** begin Material provided **

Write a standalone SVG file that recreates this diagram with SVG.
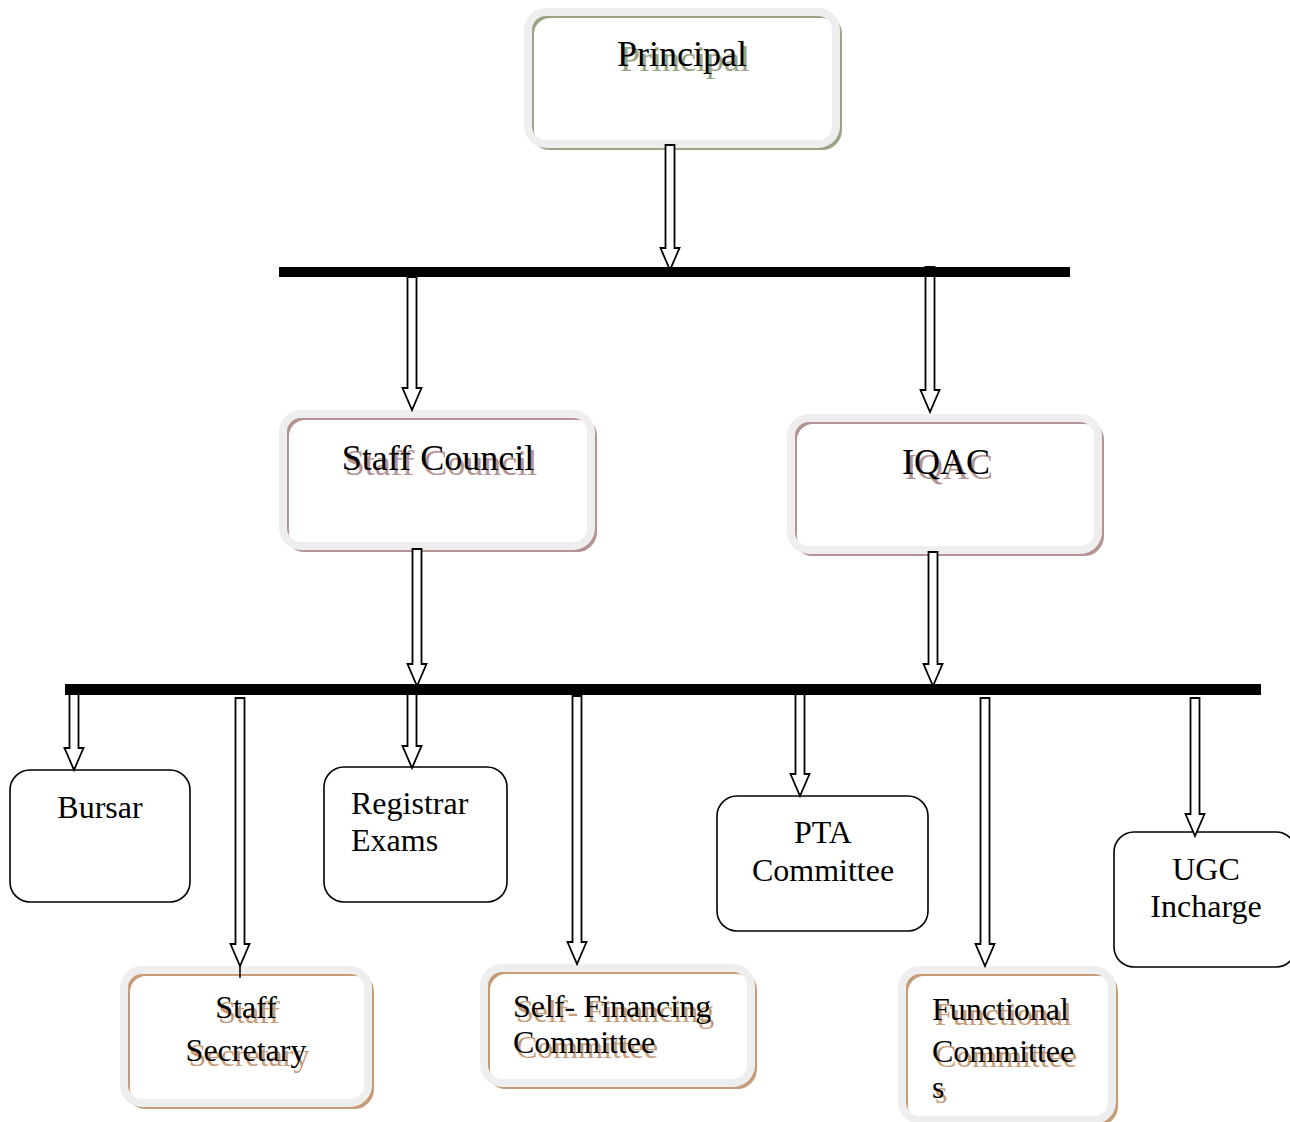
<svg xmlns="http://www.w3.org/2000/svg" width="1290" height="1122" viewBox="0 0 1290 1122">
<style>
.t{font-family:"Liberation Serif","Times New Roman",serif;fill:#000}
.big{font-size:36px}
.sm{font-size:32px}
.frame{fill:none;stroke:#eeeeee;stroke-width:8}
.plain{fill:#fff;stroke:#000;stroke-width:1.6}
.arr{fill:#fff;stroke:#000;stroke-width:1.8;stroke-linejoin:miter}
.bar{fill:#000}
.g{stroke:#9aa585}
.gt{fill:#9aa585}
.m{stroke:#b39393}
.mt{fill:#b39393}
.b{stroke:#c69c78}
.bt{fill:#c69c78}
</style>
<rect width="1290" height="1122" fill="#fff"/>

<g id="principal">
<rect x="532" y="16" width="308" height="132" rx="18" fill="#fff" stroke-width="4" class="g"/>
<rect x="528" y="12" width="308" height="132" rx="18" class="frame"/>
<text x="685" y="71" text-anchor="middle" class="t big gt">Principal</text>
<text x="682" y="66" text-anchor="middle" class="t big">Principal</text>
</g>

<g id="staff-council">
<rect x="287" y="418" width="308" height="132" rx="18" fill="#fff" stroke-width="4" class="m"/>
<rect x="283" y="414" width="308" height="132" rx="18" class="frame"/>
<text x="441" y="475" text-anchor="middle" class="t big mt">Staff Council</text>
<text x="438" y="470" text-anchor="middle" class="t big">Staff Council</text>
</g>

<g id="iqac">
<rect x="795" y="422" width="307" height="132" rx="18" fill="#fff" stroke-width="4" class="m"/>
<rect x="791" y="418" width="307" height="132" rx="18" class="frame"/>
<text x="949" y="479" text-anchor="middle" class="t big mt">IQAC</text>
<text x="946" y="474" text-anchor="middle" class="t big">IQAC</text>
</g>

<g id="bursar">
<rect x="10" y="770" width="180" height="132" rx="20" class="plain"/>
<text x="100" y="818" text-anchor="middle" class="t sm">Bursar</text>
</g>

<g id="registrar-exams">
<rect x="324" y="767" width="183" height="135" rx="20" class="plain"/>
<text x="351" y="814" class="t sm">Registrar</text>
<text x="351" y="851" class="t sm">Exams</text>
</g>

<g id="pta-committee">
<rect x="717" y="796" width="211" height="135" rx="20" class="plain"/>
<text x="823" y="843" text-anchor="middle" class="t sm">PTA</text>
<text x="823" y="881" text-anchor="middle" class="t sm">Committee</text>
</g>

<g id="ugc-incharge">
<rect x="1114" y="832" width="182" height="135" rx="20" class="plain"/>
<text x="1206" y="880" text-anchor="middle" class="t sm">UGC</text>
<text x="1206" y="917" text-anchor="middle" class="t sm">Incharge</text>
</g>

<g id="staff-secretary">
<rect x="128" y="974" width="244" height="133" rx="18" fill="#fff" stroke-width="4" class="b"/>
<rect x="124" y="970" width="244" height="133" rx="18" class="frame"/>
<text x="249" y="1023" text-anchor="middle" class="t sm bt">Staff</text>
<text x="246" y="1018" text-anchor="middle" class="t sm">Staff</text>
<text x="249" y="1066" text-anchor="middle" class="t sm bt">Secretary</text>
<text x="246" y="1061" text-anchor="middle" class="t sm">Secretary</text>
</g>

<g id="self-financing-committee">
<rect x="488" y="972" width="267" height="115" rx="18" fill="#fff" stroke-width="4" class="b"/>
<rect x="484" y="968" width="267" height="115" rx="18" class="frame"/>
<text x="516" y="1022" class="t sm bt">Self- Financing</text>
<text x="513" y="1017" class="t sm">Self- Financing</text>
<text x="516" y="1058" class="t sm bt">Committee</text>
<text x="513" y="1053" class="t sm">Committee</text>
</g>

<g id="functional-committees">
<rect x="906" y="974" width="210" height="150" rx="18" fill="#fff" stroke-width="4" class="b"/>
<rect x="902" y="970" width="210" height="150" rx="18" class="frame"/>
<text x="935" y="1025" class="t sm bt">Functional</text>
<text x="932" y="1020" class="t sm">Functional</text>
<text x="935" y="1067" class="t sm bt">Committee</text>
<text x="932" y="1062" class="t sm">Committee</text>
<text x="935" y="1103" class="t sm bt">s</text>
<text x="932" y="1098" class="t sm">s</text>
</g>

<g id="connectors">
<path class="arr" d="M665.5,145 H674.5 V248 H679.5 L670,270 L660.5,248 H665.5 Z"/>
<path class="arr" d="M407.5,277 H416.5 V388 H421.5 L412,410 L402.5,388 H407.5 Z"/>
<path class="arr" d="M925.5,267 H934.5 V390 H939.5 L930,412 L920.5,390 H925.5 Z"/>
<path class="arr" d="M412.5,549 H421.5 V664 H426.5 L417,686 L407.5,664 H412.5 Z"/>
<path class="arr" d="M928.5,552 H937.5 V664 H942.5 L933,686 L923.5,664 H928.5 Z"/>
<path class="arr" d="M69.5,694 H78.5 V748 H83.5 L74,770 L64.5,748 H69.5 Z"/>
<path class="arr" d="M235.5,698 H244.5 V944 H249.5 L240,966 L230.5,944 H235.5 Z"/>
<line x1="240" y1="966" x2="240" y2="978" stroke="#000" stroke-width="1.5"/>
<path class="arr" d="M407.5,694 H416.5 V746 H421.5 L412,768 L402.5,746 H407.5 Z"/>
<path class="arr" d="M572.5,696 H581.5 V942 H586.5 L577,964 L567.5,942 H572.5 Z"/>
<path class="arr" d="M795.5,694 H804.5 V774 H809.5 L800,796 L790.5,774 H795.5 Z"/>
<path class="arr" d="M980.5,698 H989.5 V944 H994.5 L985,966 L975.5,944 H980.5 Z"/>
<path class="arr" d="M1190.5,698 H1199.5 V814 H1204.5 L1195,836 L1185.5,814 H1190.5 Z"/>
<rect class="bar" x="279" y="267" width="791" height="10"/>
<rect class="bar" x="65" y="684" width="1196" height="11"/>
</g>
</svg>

** end Material provided **

▸ **Set exercise**
Word for word, quote the full listing, omitting every picture.

▸ **Exercise result**
Write a standalone SVG file that recreates this diagram with SVG.
<svg xmlns="http://www.w3.org/2000/svg" width="1290" height="1122" viewBox="0 0 1290 1122">
<style>
.t{font-family:"Liberation Serif","Times New Roman",serif;fill:#000}
.big{font-size:36px}
.sm{font-size:32px}
.frame{fill:none;stroke:#eeeeee;stroke-width:8}
.plain{fill:#fff;stroke:#000;stroke-width:1.6}
.arr{fill:#fff;stroke:#000;stroke-width:1.8;stroke-linejoin:miter}
.bar{fill:#000}
.g{stroke:#9aa585}
.gt{fill:#9aa585}
.m{stroke:#b39393}
.mt{fill:#b39393}
.b{stroke:#c69c78}
.bt{fill:#c69c78}
</style>
<rect width="1290" height="1122" fill="#fff"/>

<g id="principal">
<rect x="532" y="16" width="308" height="132" rx="18" fill="#fff" stroke-width="4" class="g"/>
<rect x="528" y="12" width="308" height="132" rx="18" class="frame"/>
<text x="685" y="71" text-anchor="middle" class="t big gt">Principal</text>
<text x="682" y="66" text-anchor="middle" class="t big">Principal</text>
</g>

<g id="staff-council">
<rect x="287" y="418" width="308" height="132" rx="18" fill="#fff" stroke-width="4" class="m"/>
<rect x="283" y="414" width="308" height="132" rx="18" class="frame"/>
<text x="441" y="475" text-anchor="middle" class="t big mt">Staff Council</text>
<text x="438" y="470" text-anchor="middle" class="t big">Staff Council</text>
</g>

<g id="iqac">
<rect x="795" y="422" width="307" height="132" rx="18" fill="#fff" stroke-width="4" class="m"/>
<rect x="791" y="418" width="307" height="132" rx="18" class="frame"/>
<text x="949" y="479" text-anchor="middle" class="t big mt">IQAC</text>
<text x="946" y="474" text-anchor="middle" class="t big">IQAC</text>
</g>

<g id="bursar">
<rect x="10" y="770" width="180" height="132" rx="20" class="plain"/>
<text x="100" y="818" text-anchor="middle" class="t sm">Bursar</text>
</g>

<g id="registrar-exams">
<rect x="324" y="767" width="183" height="135" rx="20" class="plain"/>
<text x="351" y="814" class="t sm">Registrar</text>
<text x="351" y="851" class="t sm">Exams</text>
</g>

<g id="pta-committee">
<rect x="717" y="796" width="211" height="135" rx="20" class="plain"/>
<text x="823" y="843" text-anchor="middle" class="t sm">PTA</text>
<text x="823" y="881" text-anchor="middle" class="t sm">Committee</text>
</g>

<g id="ugc-incharge">
<rect x="1114" y="832" width="182" height="135" rx="20" class="plain"/>
<text x="1206" y="880" text-anchor="middle" class="t sm">UGC</text>
<text x="1206" y="917" text-anchor="middle" class="t sm">Incharge</text>
</g>

<g id="staff-secretary">
<rect x="128" y="974" width="244" height="133" rx="18" fill="#fff" stroke-width="4" class="b"/>
<rect x="124" y="970" width="244" height="133" rx="18" class="frame"/>
<text x="249" y="1023" text-anchor="middle" class="t sm bt">Staff</text>
<text x="246" y="1018" text-anchor="middle" class="t sm">Staff</text>
<text x="249" y="1066" text-anchor="middle" class="t sm bt">Secretary</text>
<text x="246" y="1061" text-anchor="middle" class="t sm">Secretary</text>
</g>

<g id="self-financing-committee">
<rect x="488" y="972" width="267" height="115" rx="18" fill="#fff" stroke-width="4" class="b"/>
<rect x="484" y="968" width="267" height="115" rx="18" class="frame"/>
<text x="516" y="1022" class="t sm bt">Self- Financing</text>
<text x="513" y="1017" class="t sm">Self- Financing</text>
<text x="516" y="1058" class="t sm bt">Committee</text>
<text x="513" y="1053" class="t sm">Committee</text>
</g>

<g id="functional-committees">
<rect x="906" y="974" width="210" height="150" rx="18" fill="#fff" stroke-width="4" class="b"/>
<rect x="902" y="970" width="210" height="150" rx="18" class="frame"/>
<text x="935" y="1025" class="t sm bt">Functional</text>
<text x="932" y="1020" class="t sm">Functional</text>
<text x="935" y="1067" class="t sm bt">Committee</text>
<text x="932" y="1062" class="t sm">Committee</text>
<text x="935" y="1103" class="t sm bt">s</text>
<text x="932" y="1098" class="t sm">s</text>
</g>

<g id="connectors">
<path class="arr" d="M665.5,145 H674.5 V248 H679.5 L670,270 L660.5,248 H665.5 Z"/>
<path class="arr" d="M407.5,277 H416.5 V388 H421.5 L412,410 L402.5,388 H407.5 Z"/>
<path class="arr" d="M925.5,267 H934.5 V390 H939.5 L930,412 L920.5,390 H925.5 Z"/>
<path class="arr" d="M412.5,549 H421.5 V664 H426.5 L417,686 L407.5,664 H412.5 Z"/>
<path class="arr" d="M928.5,552 H937.5 V664 H942.5 L933,686 L923.5,664 H928.5 Z"/>
<path class="arr" d="M69.5,694 H78.5 V748 H83.5 L74,770 L64.5,748 H69.5 Z"/>
<path class="arr" d="M235.5,698 H244.5 V944 H249.5 L240,966 L230.5,944 H235.5 Z"/>
<line x1="240" y1="966" x2="240" y2="978" stroke="#000" stroke-width="1.5"/>
<path class="arr" d="M407.5,694 H416.5 V746 H421.5 L412,768 L402.5,746 H407.5 Z"/>
<path class="arr" d="M572.5,696 H581.5 V942 H586.5 L577,964 L567.5,942 H572.5 Z"/>
<path class="arr" d="M795.5,694 H804.5 V774 H809.5 L800,796 L790.5,774 H795.5 Z"/>
<path class="arr" d="M980.5,698 H989.5 V944 H994.5 L985,966 L975.5,944 H980.5 Z"/>
<path class="arr" d="M1190.5,698 H1199.5 V814 H1204.5 L1195,836 L1185.5,814 H1190.5 Z"/>
<rect class="bar" x="279" y="267" width="791" height="10"/>
<rect class="bar" x="65" y="684" width="1196" height="11"/>
</g>
</svg>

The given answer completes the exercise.